第3回 大分高専×MENOU AI コンテスト 4班「規格外野菜・歩行者信号の判別」

[目的]
人手不足や後継者不足が問題視される農業分野において、規格外野菜の判別を自動化することで人員配置の最適化および作業の効率化などをすることができる。
他方で、技術の進歩が著しい現代において視覚障碍者の生活難易度は依然として高く、それを技術の面から改善する様々な試みがこれまでに行われてきた。今回、我々の班は歩行者信号の判別という側面からその生活難易度の改善を図る。

[学習内容]
①規格外野菜の判別
今回判別する野菜の対象はトマトとした。
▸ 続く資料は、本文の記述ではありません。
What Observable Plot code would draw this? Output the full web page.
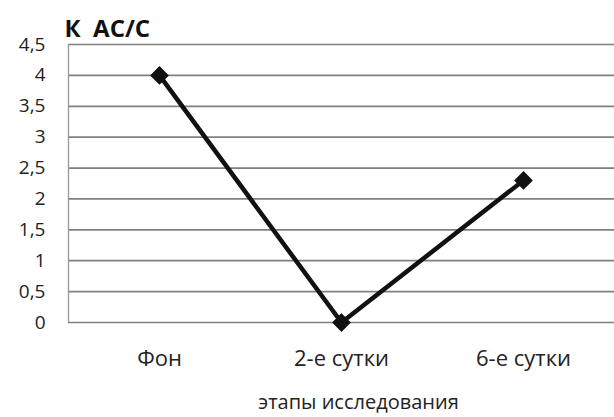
<!DOCTYPE html>
<html><head><meta charset="utf-8">
<script src="https://cdn.jsdelivr.net/npm/d3@7"></script>
<script src="https://cdn.jsdelivr.net/npm/@observablehq/plot@0.6"></script>
<style>
body{margin:0;background:#fff;}
svg text{white-space:pre;}
</style></head>
<body><div id="chart"></div>
<script>
const stages = ["Фон", "2-е сутки", "6-е сутки"];
const values = [4, 0, 2.3];
const yTicks = [0, 0.5, 1, 1.5, 2, 2.5, 3, 3.5, 4, 4.5];
const yTitle = "К  АС/С";
const xTitle = "этапы исследования";

const data = stages.map((s, i) => ({stage: s, value: values[i]}));
const fmt = v => String(v).replace(".", ",");
const font = "'Open Sans', 'DejaVu Sans', sans-serif";

const chart = Plot.plot({
  width: 614, height: 417,
  marginLeft: 68, marginRight: 0, marginTop: 44, marginBottom: 95,
  style: {fontFamily: font, fontSize: "19px", color: "#222", background: "#fff"},
  x: {type: "point", domain: stages, padding: 0.5, label: null},
  y: {domain: [0, 4.5], label: null},
  marks: [
    Plot.gridY(yTicks, {stroke: "#808080", strokeOpacity: 1, strokeWidth: 1.7}),
    Plot.frame({anchor: "left", stroke: "#999", strokeDasharray: "1,1", strokeWidth: 1.3}),
    Plot.axisY(yTicks, {tickFormat: fmt, tickSize: 0, tickPadding: 23, fontSize: 19, fill: "#222", label: null}),
    Plot.axisX({tickSize: 0, tickPadding: 28, fontSize: 22, fill: "#222", label: null}),
    Plot.lineY(data, {x: "stage", y: "value", stroke: "#111", strokeWidth: 4.5}),
    Plot.dot(data, {x: "stage", y: "value", symbol: "diamond2", r: 7.5, fill: "#111", stroke: "#111"}),
    Plot.text([yTitle], {frameAnchor: "top-left", dx: -4, dy: -25, textAnchor: "start", fontSize: 24, fontWeight: "bold", fill: "#111"}),
    Plot.text([xTitle], {frameAnchor: "bottom", dy: 86, dx: 17, fontSize: 20, fill: "#222"})
  ]
});
document.getElementById("chart").appendChild(chart);
</script></body></html>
具体的な学習の手順は以下に示す。
1.画像中の野菜が映った領域を学習。それがトマトであれば次の手順に移る
2.トマトの色や表面の傷を学習し、出荷可能と出荷不可能というクラスに分ける
以上の学習を様々な解像度で行い、正答率の比較を行った。

②歩行者信号の判別
次の歩行者信号判別で判別したのは歩行者信号の色に関してである。分類としては1.赤色2.青色3.無点灯または不明の3つを用意した。具体的な手順は以下のようなものである。
1.画像中の歩行者信号が映っている領域を学習する。もし検出ができた場合は色の判別に移る
2.検出した領域に映る信号の色を学習する
以上の手順を様々な解像度で行い、正答率や学習結果を検討した。

[結果]
①規格外野菜の判別
規格外の野菜は、形状や色など判別しやすい点に差異が出るため、低解像度でも十分な正答率を得ることができた。具体的な結果は以下の画像のようになった。

②歩行者信号の判別
ある程度解像度を下げていくことで高い正答率と低データ容量を両立するような画像サイズを見つけることができた。具体的な結果は以下の画像に示す。

[考察]
規格外野菜の判別に関しては、判別しやすい点に差異が出るということが特徴として挙げられたものの、低すぎる解像度帯ではヘタの形状などが学習のノイズとして正答率に悪影響を与える現象が見受けられた。
歩行者信号判別については、解像度が高い場合は背景の影響が大きく、かえって正答率が高いという特徴があった。一方で、解像度を下げることで背景の複雑性が均一化され、1/8の画像サイズでは正答率が上がっていったのではないかと考える。また、低解像度帯では順当に歩行者信号の正答率が下がった。

[改善点]
より正答率を上げるためには様々な改善点が考えられる。主要なものは以下のものである。
1.検出対象物との距離が遠い場合(ノイズとなる背景が占める面積が大きくなる場合)は正答率が下がるため、実用上はカメラのズームなどを活用することで改善することができるのではないかと推察される。また、カメラのズームによる解像度の低下を利用して最適な正答率の点に近づけることもできるのではないかと考えられる。
2.歩行者信号の判別などでは赤色と青色のどちらかを確実に判別できれば使用することができるような問題では、より手順を効率化し、学習速度を上げられると考える。